What does the Recession Mean for Immigrant Workers?
Last month, the Wall Street Journal reported that the economic crisis is forcing Latino immigrants to return to their countries. The article cited a new study by the Pew Hispanic Center on Latino workers and the current recession. The Center’s study, however, points out that although there has been a slowdown in the growth of the Latino immigrant working-age population, it cannot be concluded that foreign-born Latinos are returning to their countries.
The study does conclude that the inflow of undocumented immigrants has decreased since 2005, but undocumented immigrants are not leaving the country, as indicated by the Migration Policy Institute’s new report.

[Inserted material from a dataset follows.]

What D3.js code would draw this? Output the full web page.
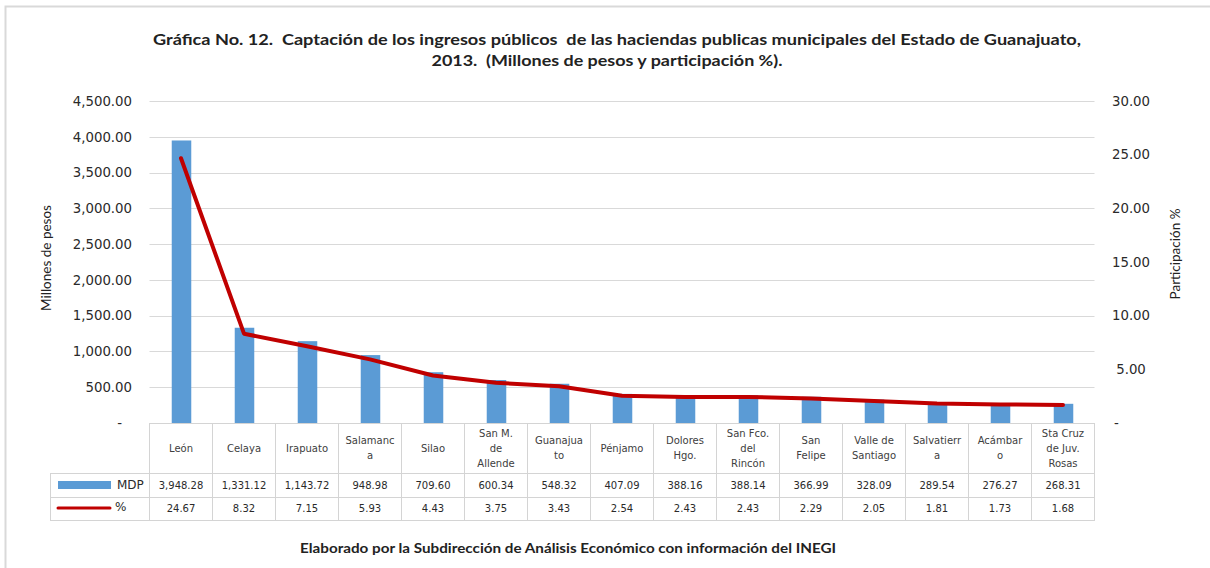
<!DOCTYPE html>
<html>
<head>
<meta charset="utf-8">
<script src="https://cdn.jsdelivr.net/npm/d3@7"></script>
<style>
  html, body { margin: 0; padding: 0; background: #fff; }
  svg { display: block; }
  .title { white-space: pre; }
</style>
</head>
<body>
<svg id="chart" width="1210" height="568"></svg>
<script>
// ---- Data ----
const categories = ["León","Celaya","Irapuato","Salamanca","Silao","San M. de Allende","Guanajuato","Pénjamo","Dolores Hgo.","San Fco. del Rincón","San Felipe","Valle de Santiago","Salvatierra","Acámbaro","Sta Cruz de Juv. Rosas"];
const categoryLines = [["León"],["Celaya"],["Irapuato"],["Salamanc","a"],["Silao"],["San M.","de","Allende"],["Guanajua","to"],["Pénjamo"],["Dolores","Hgo."],["San Fco.","del","Rincón"],["San","Felipe"],["Valle de","Santiago"],["Salvatierr","a"],["Acámbar","o"],["Sta Cruz","de Juv.","Rosas"]];
const mdp = [3948.28,1331.12,1143.72,948.98,709.60,600.34,548.32,407.09,388.16,388.14,366.99,328.09,289.54,276.27,268.31];
const pct = [24.67,8.32,7.15,5.93,4.43,3.75,3.43,2.54,2.43,2.43,2.29,2.05,1.81,1.73,1.68];
const leftTicks = [0,500,1000,1500,2000,2500,3000,3500,4000,4500];
const rightTicks = [0,5,10,15,20,25,30];
const titleLines = ["Gráfica No. 12.  Captación de los ingresos públicos  de las haciendas publicas municipales del Estado de Guanajuato,", "2013.  (Millones de pesos y participación %)."];
const leftTitle = "Millones de pesos";
const rightTitle = "Participación %";
const footnote = "Elaborado por la Subdirección de Análisis Económico con información del INEGI";
const legendNames = ["MDP", "%"];

// ---- Layout ----
const svg = d3.select("#chart");
const plotLeft = 149.5, plotRight = 1094.5, plotTop = 101, plotBottom = 423;
const gridColor = "#D9D9D9";
const tableColor = "#D4D4D4";
const barColor = "#5B9BD5";
const lineColor = "#C00000";
const tickFont = "'DejaVu Sans', Verdana, sans-serif";
const titleFont = "Lato, 'Open Sans', sans-serif";

const x = d3.scaleBand().domain(categories).range([plotLeft, plotRight]).padding(0);
const yL = d3.scaleLinear().domain([0, 4500]).range([plotBottom, plotTop]);
const yR = d3.scaleLinear().domain([0, 30]).range([plotBottom, plotTop]);
const fmt = d3.format(",.2f");

// outer border
svg.append("rect").attr("x", 5.5).attr("y", 6.5).attr("width", 1220).attr("height", 600)
  .attr("fill", "none").attr("stroke", "#D9D9D9").attr("stroke-width", 2);

// title
svg.selectAll("text.title").data(titleLines).join("text")
  .attr("class", "title")
  .attr("x", (d, i) => i === 0 ? 617 : 607)
  .attr("y", (d, i) => 45 + i * 21)
  .attr("text-anchor", "middle")
  .attr("font-family", titleFont).attr("font-weight", "bold").attr("font-size", 15.5)
  .attr("fill", "#222")
  .attr("textLength", (d, i) => i === 0 ? 928 : 351)
  .attr("lengthAdjust", "spacingAndGlyphs")
  .text(d => d);

// gridlines
svg.append("g").selectAll("line").data(leftTicks.slice(1)).join("line")
  .attr("x1", plotLeft).attr("x2", plotRight)
  .attr("y1", d => Math.round(yL(d)) + 0.5).attr("y2", d => Math.round(yL(d)) + 0.5)
  .attr("stroke", gridColor).attr("stroke-width", 1);

// left axis
const leftAxis = d3.axisLeft(yL).tickValues(leftTicks).tickSize(0).tickPadding(0)
  .tickFormat(d => d === 0 ? "-" : fmt(d));
const gL = svg.append("g").attr("transform", `translate(132,0)`).call(leftAxis);
gL.select(".domain").remove();
gL.selectAll("text").attr("font-family", tickFont).attr("font-size", 13.3).attr("fill", "#2a2a2a")
  .attr("dx", d => d === 0 ? -10 : 0);

// right axis
const rightAxis = d3.axisRight(yR).tickValues(rightTicks).tickSize(0).tickPadding(0)
  .tickFormat(d => d === 0 ? "-" : fmt(d));
const gR = svg.append("g").attr("transform", `translate(1131,0)`).call(rightAxis);
gR.select(".domain").remove();
gR.selectAll("text").attr("font-family", tickFont).attr("font-size", 13.3).attr("fill", "#2a2a2a")
  .attr("text-anchor", d => d === 0 ? "start" : "middle")
  .attr("dx", d => d === 0 ? -17 : 0);

// axis titles
svg.append("text").attr("transform", "translate(51,258) rotate(-90)")
  .attr("text-anchor", "middle").attr("font-family", titleFont).attr("font-size", 13.5).attr("fill", "#222")
  .text(leftTitle);
svg.append("text").attr("transform", "translate(1180,254) rotate(-90)")
  .attr("text-anchor", "middle").attr("font-family", titleFont).attr("font-size", 13.5).attr("fill", "#222")
  .text(rightTitle);

// bars
const barW = x.bandwidth() * 0.31;
svg.append("g").selectAll("rect").data(categories).join("rect")
  .attr("x", (d, i) => x(d) + (x.bandwidth() - barW) / 2 + 0.5)
  .attr("width", barW)
  .attr("y", (d, i) => yL(mdp[i]))
  .attr("height", (d, i) => plotBottom - yL(mdp[i]))
  .attr("fill", barColor);

// line
const line = d3.line().x((d, i) => x(categories[i]) + x.bandwidth() / 2).y(d => yR(d));
svg.append("path").datum(pct).attr("d", line)
  .attr("fill", "none").attr("stroke", lineColor).attr("stroke-width", 4)
  .attr("stroke-linejoin", "round").attr("stroke-linecap", "round");

// ---- data table ----
const rowTop = 423, row1 = 473, row2 = 497, row3 = 520, tableLeft = 50;
const tbl = svg.append("g").attr("stroke", tableColor).attr("stroke-width", 1);
tbl.append("line").attr("x1", plotLeft).attr("x2", plotRight).attr("y1", rowTop + 0.5).attr("y2", rowTop + 0.5);
[row1, row2, row3].forEach(yy => tbl.append("line").attr("x1", tableLeft).attr("x2", plotRight).attr("y1", yy + 0.5).attr("y2", yy + 0.5));
tbl.append("line").attr("x1", tableLeft + 0.5).attr("x2", tableLeft + 0.5).attr("y1", row1).attr("y2", row3 + 1);
const bounds = categories.map(c => x(c)).concat([plotRight]);
tbl.selectAll("line.v").data(bounds).join("line").attr("class", "v")
  .attr("x1", d => Math.floor(d) + 0.5).attr("x2", d => Math.floor(d) + 0.5)
  .attr("y1", rowTop).attr("y2", row3 + 1);

// category labels
const catG = svg.append("g").selectAll("text").data(categories).join("text")
  .attr("x", d => x(d) + x.bandwidth() / 2)
  .attr("text-anchor", "middle")
  .attr("font-family", tickFont).attr("font-size", 10).attr("fill", "#404040");
catG.each(function(d, i) {
  const lines = categoryLines[i];
  const n = lines.length;
  d3.select(this).selectAll("tspan").data(lines).join("tspan")
    .attr("x", x(d) + x.bandwidth() / 2)
    .attr("y", (l, j) => 448 + (j - (n - 1) / 2) * 15)
    .attr("dy", "0.35em")
    .text(l => l);
});

// values
svg.append("g").selectAll("text").data(mdp).join("text")
  .attr("x", (d, i) => x(categories[i]) + x.bandwidth() / 2).attr("y", 485).attr("dy", "0.35em")
  .attr("text-anchor", "middle").attr("font-family", tickFont).attr("font-size", 10).attr("fill", "#2a2a2a")
  .text(d => fmt(d));
svg.append("g").selectAll("text").data(pct).join("text")
  .attr("x", (d, i) => x(categories[i]) + x.bandwidth() / 2).attr("y", 508.5).attr("dy", "0.35em")
  .attr("text-anchor", "middle").attr("font-family", tickFont).attr("font-size", 10).attr("fill", "#2a2a2a")
  .text(d => d.toFixed(2));

// legend keys
svg.append("rect").attr("x", 58).attr("y", 481).attr("width", 53).attr("height", 8).attr("fill", barColor);
svg.append("line").attr("x1", 58).attr("x2", 110).attr("y1", 508).attr("y2", 508)
  .attr("stroke", lineColor).attr("stroke-width", 3).attr("stroke-linecap", "round");
svg.append("text").attr("x", 117).attr("y", 485).attr("dy", "0.35em")
  .attr("font-family", tickFont).attr("font-size", 12).attr("fill", "#2a2a2a").text(legendNames[0]);
svg.append("text").attr("x", 115).attr("y", 507).attr("dy", "0.35em")
  .attr("font-family", tickFont).attr("font-size", 12).attr("fill", "#2a2a2a").text(legendNames[1]);

// footnote
svg.append("text").attr("x", 568).attr("y", 553).attr("text-anchor", "middle")
  .attr("font-family", titleFont).attr("font-weight", "bold").attr("font-size", 13)
  .attr("fill", "#222").attr("textLength", 536).attr("lengthAdjust", "spacingAndGlyphs")
  .text(footnote);
</script>
</body>
</html>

Talking to undocumented workers about the impact of the recession, I found that the option of returning to their countries is the last one on their minds. The political and economic instability and the fear of high levels of crime in their home countries make the idea of returning very unattractive. In addition, they have established roots in this country—many have children who have grown up here.
The current recession is only forcing undocumented workers to look for lower paying jobs—exposing themselves to dangerous working conditions, exploitation, and enabling employers to further drag down labor standards for all workers. The debate over whether the inflow of undocumented immigrants has decreased or increased doesn’t address the core issue—the decline in working conditions and wages caused by immigrant exploitation. To address this, the new administration would have to ensure that all workers, regardless of their immigration status, are guaranteed equal labor rights.